Ecological validity is a concern more generally, too. While these studies were appropriate for capturing the behaviour of interest, they are also highly stylised in both their decision-making tasks and in the relationship between the participant and the advisor. The tasks are somewhat unusual in that people are seldom required to compare barely-seen visual scenes or estimate historical dates in their everyday lives. When they do, they are unlikely to seek advice on them. This is a limitation general to most psychology experiments in one way or another, but no less important for that.

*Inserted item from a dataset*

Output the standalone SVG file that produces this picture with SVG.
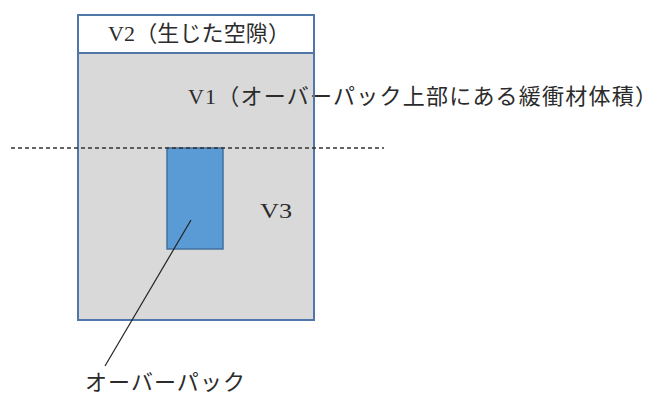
<svg xmlns="http://www.w3.org/2000/svg" width="660" height="397" viewBox="0 0 660 397">
<style>
.t{font-family:"Liberation Serif","Noto Sans CJK JP",serif;font-size:22px;fill:#2b2b2b}
.b{fill:none;stroke:#4f77aa;stroke-width:2}
</style>
<rect width="660" height="397" fill="#fff"/>
<g id="v1-region">
<rect x="78" y="53" width="236" height="267" fill="#d9d9d9"/>
<text class="t" x="188" y="104" textLength="469" lengthAdjust="spacing">V1（オーバーパック上部にある緩衝材体積）</text>
</g>
<g id="v2-box">
<rect x="78" y="15" width="236" height="38" fill="#fff"/>
<text class="t" x="108" y="41" textLength="182" lengthAdjust="spacing">V2（生じた空隙）</text>
</g>
<g id="outer-frame">
<rect class="b" x="78" y="15" width="236" height="305"/>
<line class="b" x1="78" y1="53" x2="314" y2="53"/>
</g>
<g id="overpack">
<rect x="167" y="148" width="56" height="101" fill="#5b9bd5" stroke="#41719c" stroke-width="1.5"/>
</g>
<g id="v3">
<text class="t" x="260" y="218" textLength="32" lengthAdjust="spacingAndGlyphs">V3</text>
</g>
<g id="connectors">
<line x1="11" y1="148" x2="384" y2="148" stroke="#333" stroke-width="1.3" stroke-dasharray="4,3"/>
<line x1="191" y1="220" x2="105" y2="366" stroke="#222" stroke-width="1.2"/>
</g>
<g id="overpack-label">
<text class="t" x="85" y="390" textLength="160" lengthAdjust="spacing">オーバーパック</text>
</g>
</svg>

The relationship between the participants and the advisors was also unusual. While some researchers have suggested that social influence phenomena can be explained by reinforcement learning from repeated interactions (Behrens et al. 2008; FeldmanHall and Dunsmoor 2019; Heyes et al. 2020), the kind of repetition presented in these tasks is not a typical feature of human relationships. In some particular cases, for example working with a colleague at a job that requires rapid and repeated joint decision-making, behaviour might approximate that of our tasks, although for our domain of advisor choice to be of particular interest these people would also have to have the power to select their partner.

3.5.0.7 Conclusion

These experiments paint a rather equivocal picture, without being able to offer the kind of strong evidence we would like concerning the validity of the Pescetelli and Yeung (2021) theory of confidence-weighted advice evaluation. Despite the equivocal picture, we do find that people are selective in who they ask for advice, and that selections are dominated by accuracy where there is a reliable cue, and by agreement when there is not. One major observation revealed in the experiments was the extent to which participants exhibited a wide range of preference strengths and directions, particularly where systematic effects of advisor preference were absent. In the following chapter§4 we use agent-based computational modelling to investigate the consequences of agreement as a driver of advisor choice in the formation of echo chambers in information exchange networks. The simulations also explore the role of the kind of heterogeneity revealed in the experiments in this chapter.